Nickel in Healthcare

Nickel-containing materials and products play an essential role in helping healthcare companies advance global healthcare. They are part of manufacturers’ response to the continuing challenge of health. Many key nickel applications make an essential contribution to optimal medical solutions and prolonging lives.

Nickel alloys and nickel-containing stainless steels are essential materials in a wide spectrum of medical instruments and devices. These range from innovative surgical tools and techniques to a variety of devices used to manage chronic conditions. Nickel alloys and stainless steels are employed in a range of implantable medical devices, ranging from orthopaedic applications such as joint replacements to stents used in angioplasty.

Nickel-containing stainless steel is also widely used in manufacturing medical devices, pharmaceuticals and vaccines, where the highest standards of hygiene and sterility are essential. These materials are equally vital in hospitals and medical centres, where they help maintain the optimal hygiene levels required to prevent the spread of harmful organisms.

These desirable properties of nickel alloys and nickel-containing stainless steels are ideally matched to the current needs of the medical sector and medical device developers.

Surgical materials, tools and equipment must be easy to sterilise and must not pose a threat to human health. The properties of nickel-containing stainless steels bring this feature to the healthcare sector, through:

  • Ease of cleaning

  • Excellent corrosion resistance to aggressive disinfecting chemicals

  • Autoclavable

  • Biocompatibility

  • Excellent formability

  • Ease of welding

  • Excellent surface finish on medical tools

  • Non-magnetic with no interference with sensitive electronics

  • Ability to withstand cryogenic temperatures

  • Minimal moisture absorption and high surface cleanliness.

Innovative nickel-containing specialty stainless steels are essential in creating the complex precision instruments needed for minimally invasive surgeries. Increasingly, they are in demand for the high-tech components needed for advanced robotic surgery. Designing these instruments has only been possible because of specialty stainless steel grades, specifically developed to meet the demands created by their intended environment.

Implantable medical devices, such as stents or pacemakers – are designed to replace or support normal biological functions – have driven many advances in modern health. As the devices are used internally, it is essential they are non-toxic and biocompatible. This is why implantable medical devices rely on a range of nickel-containing stainless steels and nickel alloys, to provide the safety and reliability they need.

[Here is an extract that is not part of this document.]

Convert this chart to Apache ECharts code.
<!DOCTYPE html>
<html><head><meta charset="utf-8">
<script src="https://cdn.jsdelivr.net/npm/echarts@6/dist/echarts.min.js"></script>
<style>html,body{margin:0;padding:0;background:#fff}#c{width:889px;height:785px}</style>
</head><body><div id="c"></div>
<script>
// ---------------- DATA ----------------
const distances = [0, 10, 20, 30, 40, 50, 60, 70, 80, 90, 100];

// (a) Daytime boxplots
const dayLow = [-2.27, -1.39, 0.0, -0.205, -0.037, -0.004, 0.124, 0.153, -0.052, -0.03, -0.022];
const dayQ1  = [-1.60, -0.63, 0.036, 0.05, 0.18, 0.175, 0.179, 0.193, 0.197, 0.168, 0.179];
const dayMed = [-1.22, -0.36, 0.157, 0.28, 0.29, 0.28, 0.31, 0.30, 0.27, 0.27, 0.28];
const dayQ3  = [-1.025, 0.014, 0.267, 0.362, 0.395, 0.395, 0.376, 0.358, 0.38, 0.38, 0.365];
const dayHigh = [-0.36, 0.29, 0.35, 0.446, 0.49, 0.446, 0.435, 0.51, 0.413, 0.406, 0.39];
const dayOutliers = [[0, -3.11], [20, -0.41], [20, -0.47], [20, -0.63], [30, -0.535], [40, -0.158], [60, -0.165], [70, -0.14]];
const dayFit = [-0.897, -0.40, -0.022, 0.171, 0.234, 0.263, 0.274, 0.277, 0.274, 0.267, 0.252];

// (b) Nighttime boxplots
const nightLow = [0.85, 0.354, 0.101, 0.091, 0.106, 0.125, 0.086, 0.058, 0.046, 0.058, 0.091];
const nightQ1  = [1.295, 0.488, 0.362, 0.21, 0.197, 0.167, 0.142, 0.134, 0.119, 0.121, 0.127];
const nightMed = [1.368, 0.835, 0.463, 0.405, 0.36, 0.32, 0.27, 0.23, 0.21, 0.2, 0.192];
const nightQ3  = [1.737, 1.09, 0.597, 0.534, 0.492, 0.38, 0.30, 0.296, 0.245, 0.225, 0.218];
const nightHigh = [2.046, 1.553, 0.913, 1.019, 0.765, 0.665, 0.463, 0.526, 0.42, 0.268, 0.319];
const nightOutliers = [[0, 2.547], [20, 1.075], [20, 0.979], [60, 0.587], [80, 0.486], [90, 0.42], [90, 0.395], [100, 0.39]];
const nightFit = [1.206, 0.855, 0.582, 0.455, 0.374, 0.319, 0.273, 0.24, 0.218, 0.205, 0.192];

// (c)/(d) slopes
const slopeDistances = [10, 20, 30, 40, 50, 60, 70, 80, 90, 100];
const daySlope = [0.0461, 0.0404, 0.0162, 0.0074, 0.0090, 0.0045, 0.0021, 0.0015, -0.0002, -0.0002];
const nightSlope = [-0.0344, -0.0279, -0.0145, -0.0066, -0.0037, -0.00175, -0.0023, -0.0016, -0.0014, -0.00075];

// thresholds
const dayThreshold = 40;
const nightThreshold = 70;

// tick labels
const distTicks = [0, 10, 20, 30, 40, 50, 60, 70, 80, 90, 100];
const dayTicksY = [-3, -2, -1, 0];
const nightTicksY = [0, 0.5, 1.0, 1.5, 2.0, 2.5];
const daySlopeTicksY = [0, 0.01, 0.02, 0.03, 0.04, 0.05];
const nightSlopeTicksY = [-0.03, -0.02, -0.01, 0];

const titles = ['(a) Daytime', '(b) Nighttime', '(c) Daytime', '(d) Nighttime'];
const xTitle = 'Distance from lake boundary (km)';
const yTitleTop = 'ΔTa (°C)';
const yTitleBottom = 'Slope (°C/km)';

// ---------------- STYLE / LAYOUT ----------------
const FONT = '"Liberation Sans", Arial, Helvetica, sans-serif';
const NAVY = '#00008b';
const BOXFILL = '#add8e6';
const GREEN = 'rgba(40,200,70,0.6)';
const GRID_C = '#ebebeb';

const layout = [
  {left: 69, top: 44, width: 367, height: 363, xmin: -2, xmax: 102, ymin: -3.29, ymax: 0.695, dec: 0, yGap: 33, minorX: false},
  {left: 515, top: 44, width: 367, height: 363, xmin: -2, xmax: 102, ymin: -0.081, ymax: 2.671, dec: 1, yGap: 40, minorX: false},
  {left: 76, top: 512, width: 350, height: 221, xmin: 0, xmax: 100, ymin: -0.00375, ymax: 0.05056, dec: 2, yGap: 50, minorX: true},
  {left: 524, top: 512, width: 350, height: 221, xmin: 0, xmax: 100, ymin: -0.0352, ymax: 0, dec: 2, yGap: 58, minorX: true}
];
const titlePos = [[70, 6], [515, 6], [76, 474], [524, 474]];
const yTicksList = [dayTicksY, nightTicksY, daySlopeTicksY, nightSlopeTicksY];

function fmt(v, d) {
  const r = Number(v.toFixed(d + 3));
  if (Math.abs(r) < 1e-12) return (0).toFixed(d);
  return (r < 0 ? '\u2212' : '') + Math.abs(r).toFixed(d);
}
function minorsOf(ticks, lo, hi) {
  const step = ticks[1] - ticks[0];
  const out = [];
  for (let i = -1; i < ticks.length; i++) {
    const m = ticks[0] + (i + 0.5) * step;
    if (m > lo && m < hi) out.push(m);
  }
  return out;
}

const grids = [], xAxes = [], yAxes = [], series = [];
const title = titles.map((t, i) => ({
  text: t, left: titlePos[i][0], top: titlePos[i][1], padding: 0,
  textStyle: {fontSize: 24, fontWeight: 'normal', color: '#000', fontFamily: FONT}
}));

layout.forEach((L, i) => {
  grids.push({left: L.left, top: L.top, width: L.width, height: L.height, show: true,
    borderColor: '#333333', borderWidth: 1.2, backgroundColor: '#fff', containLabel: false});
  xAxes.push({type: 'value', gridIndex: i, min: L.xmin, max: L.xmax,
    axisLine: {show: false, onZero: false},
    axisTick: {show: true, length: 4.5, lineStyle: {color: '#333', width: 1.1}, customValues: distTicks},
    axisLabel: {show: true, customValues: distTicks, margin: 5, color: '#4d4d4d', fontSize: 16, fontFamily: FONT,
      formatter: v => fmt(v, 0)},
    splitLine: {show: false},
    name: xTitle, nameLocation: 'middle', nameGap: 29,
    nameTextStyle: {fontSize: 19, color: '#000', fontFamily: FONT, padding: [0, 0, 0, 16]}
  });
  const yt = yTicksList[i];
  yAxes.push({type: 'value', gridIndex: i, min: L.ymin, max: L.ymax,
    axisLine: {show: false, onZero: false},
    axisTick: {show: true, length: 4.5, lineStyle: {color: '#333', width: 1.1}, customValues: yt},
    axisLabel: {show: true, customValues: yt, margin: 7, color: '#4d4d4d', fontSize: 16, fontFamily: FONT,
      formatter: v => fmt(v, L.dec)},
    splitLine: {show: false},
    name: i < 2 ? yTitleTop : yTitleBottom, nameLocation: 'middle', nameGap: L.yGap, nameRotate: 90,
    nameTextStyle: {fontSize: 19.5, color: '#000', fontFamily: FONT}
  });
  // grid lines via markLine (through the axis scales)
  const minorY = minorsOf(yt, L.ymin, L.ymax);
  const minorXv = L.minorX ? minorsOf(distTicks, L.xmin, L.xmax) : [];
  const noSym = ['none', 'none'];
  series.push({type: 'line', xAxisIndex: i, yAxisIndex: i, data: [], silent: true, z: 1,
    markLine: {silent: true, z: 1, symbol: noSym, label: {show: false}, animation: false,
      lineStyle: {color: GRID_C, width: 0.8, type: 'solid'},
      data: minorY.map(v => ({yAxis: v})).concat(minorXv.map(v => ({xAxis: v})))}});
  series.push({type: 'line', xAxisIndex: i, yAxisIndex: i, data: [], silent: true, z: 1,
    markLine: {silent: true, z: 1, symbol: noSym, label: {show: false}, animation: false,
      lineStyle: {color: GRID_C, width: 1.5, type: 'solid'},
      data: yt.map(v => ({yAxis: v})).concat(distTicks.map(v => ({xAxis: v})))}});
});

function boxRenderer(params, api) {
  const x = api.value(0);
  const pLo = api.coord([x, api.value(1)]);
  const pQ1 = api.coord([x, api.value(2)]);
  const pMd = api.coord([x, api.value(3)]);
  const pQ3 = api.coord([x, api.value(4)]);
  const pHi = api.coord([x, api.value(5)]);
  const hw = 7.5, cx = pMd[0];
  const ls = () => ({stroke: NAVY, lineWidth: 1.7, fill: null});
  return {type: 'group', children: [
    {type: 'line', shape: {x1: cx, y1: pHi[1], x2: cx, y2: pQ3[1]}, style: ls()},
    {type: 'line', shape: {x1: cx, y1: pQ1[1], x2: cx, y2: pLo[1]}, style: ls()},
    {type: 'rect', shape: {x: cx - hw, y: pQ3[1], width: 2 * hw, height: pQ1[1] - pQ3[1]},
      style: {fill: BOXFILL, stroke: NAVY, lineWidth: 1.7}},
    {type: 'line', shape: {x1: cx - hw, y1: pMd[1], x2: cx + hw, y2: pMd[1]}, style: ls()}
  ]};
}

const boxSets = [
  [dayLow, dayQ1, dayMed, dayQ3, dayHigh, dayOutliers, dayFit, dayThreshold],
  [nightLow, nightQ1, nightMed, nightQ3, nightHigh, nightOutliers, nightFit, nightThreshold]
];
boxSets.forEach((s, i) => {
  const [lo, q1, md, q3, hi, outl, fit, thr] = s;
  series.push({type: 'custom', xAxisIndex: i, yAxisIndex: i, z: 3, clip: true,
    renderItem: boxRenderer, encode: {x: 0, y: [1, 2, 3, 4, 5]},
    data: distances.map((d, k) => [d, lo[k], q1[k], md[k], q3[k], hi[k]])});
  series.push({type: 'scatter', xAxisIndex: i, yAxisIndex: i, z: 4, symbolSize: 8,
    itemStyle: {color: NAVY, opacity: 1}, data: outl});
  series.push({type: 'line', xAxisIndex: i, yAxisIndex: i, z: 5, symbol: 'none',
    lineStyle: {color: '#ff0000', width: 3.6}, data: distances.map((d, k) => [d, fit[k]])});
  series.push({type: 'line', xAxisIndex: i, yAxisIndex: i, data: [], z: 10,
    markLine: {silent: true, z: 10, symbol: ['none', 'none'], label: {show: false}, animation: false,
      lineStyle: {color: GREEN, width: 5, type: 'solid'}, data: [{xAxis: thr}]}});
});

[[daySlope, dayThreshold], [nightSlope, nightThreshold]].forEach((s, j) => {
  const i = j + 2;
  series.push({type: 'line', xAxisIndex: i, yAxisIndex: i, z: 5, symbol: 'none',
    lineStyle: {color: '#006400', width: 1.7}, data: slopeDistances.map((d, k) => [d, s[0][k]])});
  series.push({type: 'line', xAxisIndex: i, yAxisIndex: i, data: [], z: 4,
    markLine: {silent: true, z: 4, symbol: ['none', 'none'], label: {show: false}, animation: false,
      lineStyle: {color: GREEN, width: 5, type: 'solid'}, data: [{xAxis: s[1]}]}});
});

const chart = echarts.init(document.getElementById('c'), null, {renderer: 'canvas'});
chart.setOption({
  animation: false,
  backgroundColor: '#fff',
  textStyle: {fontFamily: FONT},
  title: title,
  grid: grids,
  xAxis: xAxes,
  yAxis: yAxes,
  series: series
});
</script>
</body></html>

Nickel alloys have a long history of use in implants and have made important contributions to the quality of life of millions of people

For example, orthopedic implants such as knee, hip and other joint replacements, and the associated screws, plates and wires, are typically made from stainless steels.
Nickel also delivers other valuable properties with vital clinical applications. For example, Nitinol (nickel-titanium) shape-memory alloys offer a combination of properties that make them ideal for self-expanding stents used to treat vascular conditions.

Drug manufacturing - Pharmaceutical and Biopharmaceutical industries

Life expectancy has substantially increased during the course of the last hundred years, in no small part due to advances in medicine, technology and public health. As a result, many countries in the world now have an ageing population and, with that, increasing healthcare costs. Spending on healthcare is increasing and expected to continue to rise. Nickel-containing stainless steel is an important and cost-efficient material in drug manufacturing equipment, providing machinery and tubing surfaces that are smooth, easy to clean and sanitize and, if necessary, to decontaminate.

The qualities and high performance found in nickel-containing stainless steel play a vital role in the manufacture of advanced drugs and medical materials and equipment.

Fermentation technologies, particularly in the biotechnology industry, are undergoing a renaissance. There are increasing growth prospects foreseen in medical applications. Synthetic biological treatments for major diseases are expected to experience annual growth of 18% over the next four to five years compared to an expected 3-4% for traditional, non-biological ‘small molecule’ treatments. 316L stainless steel production equipment is used in cost-effective, large-scale manufacturing in the biotechnology industry. A new approach to manufacturing is also emerging, with the use of ‘single-use bioreactors’ (SUB). This consists of a stainless steel reactor, vessel, tank and pipe lined with medical grade polyethylene for the production of a ‘batch’ of a specific molecule. This is a growing ‘green’ trend in drug manufacturing seen in the last five to six years, but is currently at early stage of development within the biopharma industry.

Nickel makes many unseen contributions to the medical sector. Magnetic Resonance Imaging (MRI) provides unrivalled imaging of soft tissues such as brain, muscle, heart - as well as tumours - without subjecting patients to ionising radiation. At the core of every MRI system is a powerful magnet (up to 300,000 times more powerful than the earth’s magnetic field), which relies on the nickel-containing stainless steel used for its construction. In addition, its non-magnetic characteristics make it an ideal structural material for fabrication many life-saving technologies.
It is not simply the corrosion resistance of nickel-containing austenitic stainless steel that makes it essential for medical environments. The ability to withstand ultra-low temperatures (-269°C) make it indispensable for containing the liquid nitrogen used in cryosurgery for removing abnormal tissue.